Improving Speech Emotion Recognition with Mutual Information Regularized Generative Model
Chung-Soo Ahn, Rajib Rana, Sunil Sivadas, Carlos Busso, Jagath C. Rajapakse
TL;DR
This work tackles data scarcity in Speech Emotion Recognition by introducing a mutual-information-regularised generative augmentation framework that jointly leverages cross-modal audio-text representations and an InfoGAN-style feature generator. A semantically aligned baseline is trained with contrastive and mutual-information objectives to connect audio and text, followed by a GAN-based generator that maximises $I((c,t); \hat{h})$ to produce emotion-aware features.
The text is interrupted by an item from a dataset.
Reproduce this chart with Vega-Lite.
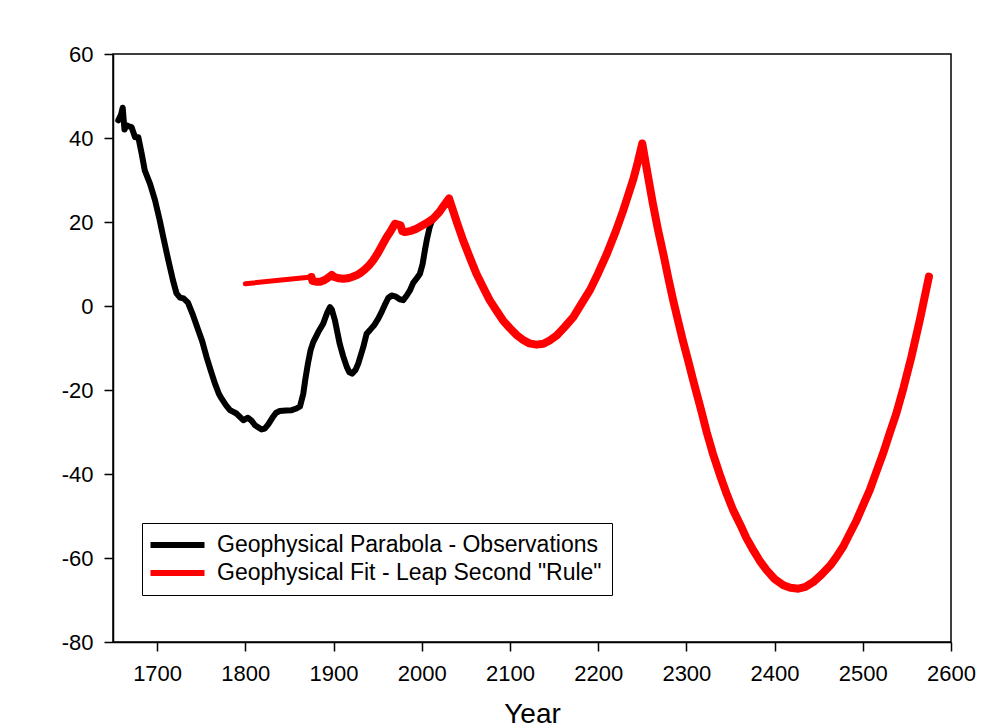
{
  "$schema": "https://vega.github.io/schema/vega-lite/v6.json",
  "width": 838,
  "height": 588,
  "autosize": {"type": "none"},
  "padding": {"left": 113, "top": 54, "right": 38, "bottom": 86},
  "background": "white",
  "config": {
    "view": {"stroke": "black", "strokeWidth": 1.5},
    "axis": {
      "labelFont": "Liberation Sans",
      "titleFont": "Liberation Sans",
      "labelColor": "black",
      "titleColor": "black",
      "domainColor": "black",
      "tickColor": "black",
      "domainWidth": 1.5,
      "tickWidth": 1.5,
      "tickSize": 9,
      "grid": false,
      "labelFontSize": 22,
      "labelFlush": false,
      "labelOverlap": false,
      "labelBound": false,
      "labelExpr": "'' + datum.value"
    },
    "legend": {
      "labelFont": "Liberation Sans",
      "labelColor": "black",
      "labelFontSize": 23,
      "strokeColor": "black",
      "fillColor": "white"
    }
  },
  "datasets": {
    "obs": [
      {"year": 1656, "v": 44.2}, {"year": 1659, "v": 45.5}, {"year": 1661, "v": 47.2}, {"year": 1663, "v": 42.0},
      {"year": 1665.5, "v": 43.0}, {"year": 1668, "v": 42.8}, {"year": 1671, "v": 42.6}, {"year": 1675, "v": 40.2},
      {"year": 1678.7, "v": 40.2}, {"year": 1682.5, "v": 36.3}, {"year": 1686, "v": 32.3}, {"year": 1692, "v": 29.1},
      {"year": 1697.6, "v": 25.2}, {"year": 1703, "v": 20.4}, {"year": 1707, "v": 16.4}, {"year": 1712.7, "v": 10.9},
      {"year": 1718, "v": 6.1}, {"year": 1722, "v": 3.0}, {"year": 1726, "v": 2.0}, {"year": 1730, "v": 1.8},
      {"year": 1735, "v": 0.8}, {"year": 1740, "v": -1.8}, {"year": 1746.7, "v": -5.8}, {"year": 1751, "v": -8.3},
      {"year": 1756, "v": -12.1}, {"year": 1761, "v": -15.5}, {"year": 1765.6, "v": -18.5}, {"year": 1770, "v": -20.9},
      {"year": 1773, "v": -22.0}, {"year": 1778, "v": -23.6}, {"year": 1782.6, "v": -24.8}, {"year": 1790, "v": -25.6},
      {"year": 1797.7, "v": -27.2}, {"year": 1803, "v": -26.6}, {"year": 1807, "v": -27.3}, {"year": 1811, "v": -28.4},
      {"year": 1818.5, "v": -29.4}, {"year": 1822, "v": -29.2}, {"year": 1826, "v": -28.2}, {"year": 1831.7, "v": -26.3},
      {"year": 1835, "v": -25.4}, {"year": 1839, "v": -25.0}, {"year": 1846, "v": -24.9}, {"year": 1852.5, "v": -24.8},
      {"year": 1858, "v": -24.4}, {"year": 1862, "v": -23.9}, {"year": 1865.7, "v": -20.9}, {"year": 1868, "v": -17.5},
      {"year": 1871, "v": -13.7}, {"year": 1874, "v": -10.5}, {"year": 1877, "v": -8.6}, {"year": 1882.7, "v": -6.2},
      {"year": 1888.3, "v": -4.2}, {"year": 1893, "v": -1.5}, {"year": 1896, "v": -0.3}, {"year": 1898, "v": -0.8},
      {"year": 1901.6, "v": -3.4}, {"year": 1907, "v": -9.0}, {"year": 1911, "v": -12.0}, {"year": 1915, "v": -14.5},
      {"year": 1918, "v": -15.8}, {"year": 1921, "v": -16.1}, {"year": 1925, "v": -15.2}, {"year": 1928, "v": -13.7},
      {"year": 1933.7, "v": -9.8}, {"year": 1937.5, "v": -6.6}, {"year": 1941, "v": -5.8}, {"year": 1946, "v": -4.6},
      {"year": 1950.7, "v": -3.0}, {"year": 1955, "v": -1.2}, {"year": 1958, "v": 0.2}, {"year": 1962, "v": 1.9},
      {"year": 1965.8, "v": 2.5}, {"year": 1970, "v": 2.3}, {"year": 1975, "v": 1.6}, {"year": 1979, "v": 1.4},
      {"year": 1983, "v": 2.5}, {"year": 1986.6, "v": 3.7}, {"year": 1990.3, "v": 5.5}, {"year": 1994, "v": 6.5},
      {"year": 1998, "v": 7.7}, {"year": 2001, "v": 10.0}, {"year": 2003.6, "v": 13.3}, {"year": 2006, "v": 16.0},
      {"year": 2009, "v": 18.8}, {"year": 2012, "v": 20.5}
    ],
    "fitEarly": [
      {"year": 1800, "v": 5.3}, {"year": 1875, "v": 6.9}
    ],
    "fit": [
      {"year": 1875, "v": 6.9}, {"year": 1876, "v": 6.0}, {"year": 1880, "v": 5.8}, {"year": 1885, "v": 5.8},
      {"year": 1890, "v": 6.2}, {"year": 1895, "v": 6.9}, {"year": 1898, "v": 7.4}, {"year": 1901, "v": 6.9},
      {"year": 1906, "v": 6.6}, {"year": 1911, "v": 6.5}, {"year": 1916, "v": 6.6}, {"year": 1921, "v": 6.9},
      {"year": 1926, "v": 7.3}, {"year": 1930, "v": 7.8}, {"year": 1935, "v": 8.6}, {"year": 1940, "v": 9.6},
      {"year": 1945, "v": 10.9}, {"year": 1950, "v": 12.5}, {"year": 1955, "v": 14.4}, {"year": 1960, "v": 16.3},
      {"year": 1965, "v": 17.9}, {"year": 1969.6, "v": 19.6}, {"year": 1973, "v": 19.4}, {"year": 1976, "v": 19.2},
      {"year": 1978, "v": 17.8}, {"year": 1981, "v": 17.6}, {"year": 1988, "v": 17.9}, {"year": 1994, "v": 18.4},
      {"year": 2000, "v": 19.1}, {"year": 2006, "v": 19.8}, {"year": 2013, "v": 20.8}, {"year": 2020, "v": 22.4},
      {"year": 2025, "v": 23.9}, {"year": 2031, "v": 25.6}, {"year": 2040, "v": 19.8}, {"year": 2047, "v": 15.6},
      {"year": 2055, "v": 11.3}, {"year": 2062, "v": 7.7}, {"year": 2070, "v": 4.3}, {"year": 2077, "v": 1.4},
      {"year": 2085, "v": -1.2}, {"year": 2092, "v": -3.4}, {"year": 2100, "v": -5.3}, {"year": 2108, "v": -7.0},
      {"year": 2115, "v": -8.1}, {"year": 2122, "v": -8.9}, {"year": 2130, "v": -9.2}, {"year": 2138, "v": -9.0},
      {"year": 2145, "v": -8.2}, {"year": 2153, "v": -7.0}, {"year": 2162, "v": -5.0}, {"year": 2172, "v": -2.6},
      {"year": 2181, "v": 0.5}, {"year": 2191, "v": 3.9}, {"year": 2200, "v": 7.8}, {"year": 2210, "v": 12.5},
      {"year": 2220, "v": 17.8}, {"year": 2228, "v": 22.5}, {"year": 2235, "v": 27.0}, {"year": 2240, "v": 30.3},
      {"year": 2245, "v": 34.3}, {"year": 2250, "v": 38.7}, {"year": 2256, "v": 31.5}, {"year": 2262, "v": 24.4},
      {"year": 2268, "v": 18.0}, {"year": 2274, "v": 12.3}, {"year": 2280, "v": 6.2}, {"year": 2285, "v": 1.4},
      {"year": 2290, "v": -3.0}, {"year": 2296, "v": -8.2}, {"year": 2302, "v": -13.0}, {"year": 2308, "v": -17.9},
      {"year": 2317, "v": -25.0}, {"year": 2323, "v": -30.0}, {"year": 2330, "v": -35.1}, {"year": 2338, "v": -40.2},
      {"year": 2346, "v": -44.9}, {"year": 2353, "v": -48.6}, {"year": 2361, "v": -52.0}, {"year": 2368, "v": -55.2},
      {"year": 2376, "v": -58.2}, {"year": 2383, "v": -60.6}, {"year": 2391, "v": -62.9}, {"year": 2400, "v": -65.0},
      {"year": 2410, "v": -66.5}, {"year": 2418, "v": -67.1}, {"year": 2427, "v": -67.3}, {"year": 2435, "v": -66.9},
      {"year": 2444, "v": -65.7}, {"year": 2453, "v": -64.0}, {"year": 2463, "v": -61.8}, {"year": 2470, "v": -59.8},
      {"year": 2478, "v": -57.2}, {"year": 2485, "v": -54.3}, {"year": 2493, "v": -51.0}, {"year": 2500, "v": -47.6},
      {"year": 2508, "v": -43.8}, {"year": 2515, "v": -39.7}, {"year": 2523, "v": -35.1}, {"year": 2530, "v": -30.6},
      {"year": 2538, "v": -25.6}, {"year": 2546, "v": -19.6}, {"year": 2555, "v": -12.2}, {"year": 2565, "v": -3.0},
      {"year": 2575, "v": 7.0}
    ]
  },
  "encoding": {
    "x": {
      "field": "year",
      "type": "quantitative",
      "scale": {"domain": [1650, 2600], "nice": false, "zero": false},
      "axis": {
        "values": [1700, 1800, 1900, 2000, 2100, 2200, 2300, 2400, 2500, 2600],
        "labelPadding": 12,
        "title": "Year",
        "titleFontSize": 28,
        "titleFontWeight": "normal",
        "titlePadding": 16
      }
    },
    "y": {
      "field": "v",
      "type": "quantitative",
      "scale": {"domain": [-80, 60], "nice": false, "zero": false},
      "axis": {
        "values": [-80, -60, -40, -20, 0, 20, 40, 60],
        "labelPadding": 11,
        "title": null
      }
    }
  },
  "layer": [
    {
      "data": {"name": "obs"},
      "mark": {"type": "line", "strokeWidth": 6, "strokeJoin": "round", "strokeCap": "round"},
      "encoding": {
        "color": {
          "datum": "Geophysical Parabola - Observations",
          "type": "nominal",
          "scale": {
            "domain": ["Geophysical Parabola - Observations", "Geophysical Fit - Leap Second \"Rule\""],
            "range": ["#000000", "#ff0000"]
          },
          "legend": {
            "title": null,
            "orient": "none",
            "legendX": 29,
            "legendY": 469,
            "symbolType": "M-1.5,0H4.5",
            "symbolSize": 324,
            "symbolStrokeWidth": 6,
            "labelOffset": 41,
            "padding": 10,
            "rowPadding": 4,
            "labelLimit": 0
          }
        }
      }
    },
    {
      "data": {"name": "fitEarly"},
      "mark": {"type": "line", "strokeWidth": 5, "color": "#ff0000", "strokeCap": "round"},
      "encoding": {}
    },
    {
      "data": {"name": "fit"},
      "mark": {"type": "line", "strokeWidth": 8, "strokeJoin": "round", "strokeCap": "round"},
      "encoding": {
        "color": {
          "datum": "Geophysical Fit - Leap Second \"Rule\"",
          "type": "nominal",
          "scale": {
            "domain": ["Geophysical Parabola - Observations", "Geophysical Fit - Leap Second \"Rule\""],
            "range": ["#000000", "#ff0000"]
          }
        }
      }
    }
  ]
}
The approach extends to multimodal settings, enabling the creation of paired $(\hat{h}, \hat{t})$ samples and augmenting classifiers with diverse, emotionally coherent data; MI regularisation provides both a training objective and a measurable quality metric. Evaluations on IEMOCAP, MSP-IMPROV, and MSP-Podcast show consistent improvements over existing baselines in unimodal and multimodal SER, demonstrating the practical impact for data-efficient affective computing.
Abstract
Lack of large, well-annotated emotional speech corpora continues to limit the performance and robustness of speech emotion recognition (SER), particularly as models grow more complex and the demand for multimodal systems increases. While generative data augmentation offers a promising solution, existing approaches often produce emotionally inconsistent samples due to oversimplified conditioning on categorical labels. This paper introduces a novel mutual-information-regularised generative framework that combines cross-modal alignment with feature-level synthesis. Building on an InfoGAN-style architecture, our method first learns a semantically aligned audio-text representation space using pre-trained transformers and contrastive objectives. A feature generator is then trained to produce emotion-aware audio features while employing mutual information as a quantitative regulariser to ensure strong dependency between generated features and their conditioning variables. We extend this approach to multimodal settings, enabling the generation of novel, paired (audio, text) features. Comprehensive evaluation on three benchmark datasets (IEMOCAP, MSP-IMPROV, MSP-Podcast) demonstrates that our framework consistently outperforms existing augmentation methods, achieving state-of-the-art performance with improvements of up to 2.6% in unimodal SER and 3.2% in multimodal emotion recognition. Most importantly, we demonstrate that mutual information functions as both a regulariser and a measurable metric for generative quality, offering a systematic approach to data augmentation in affective computing.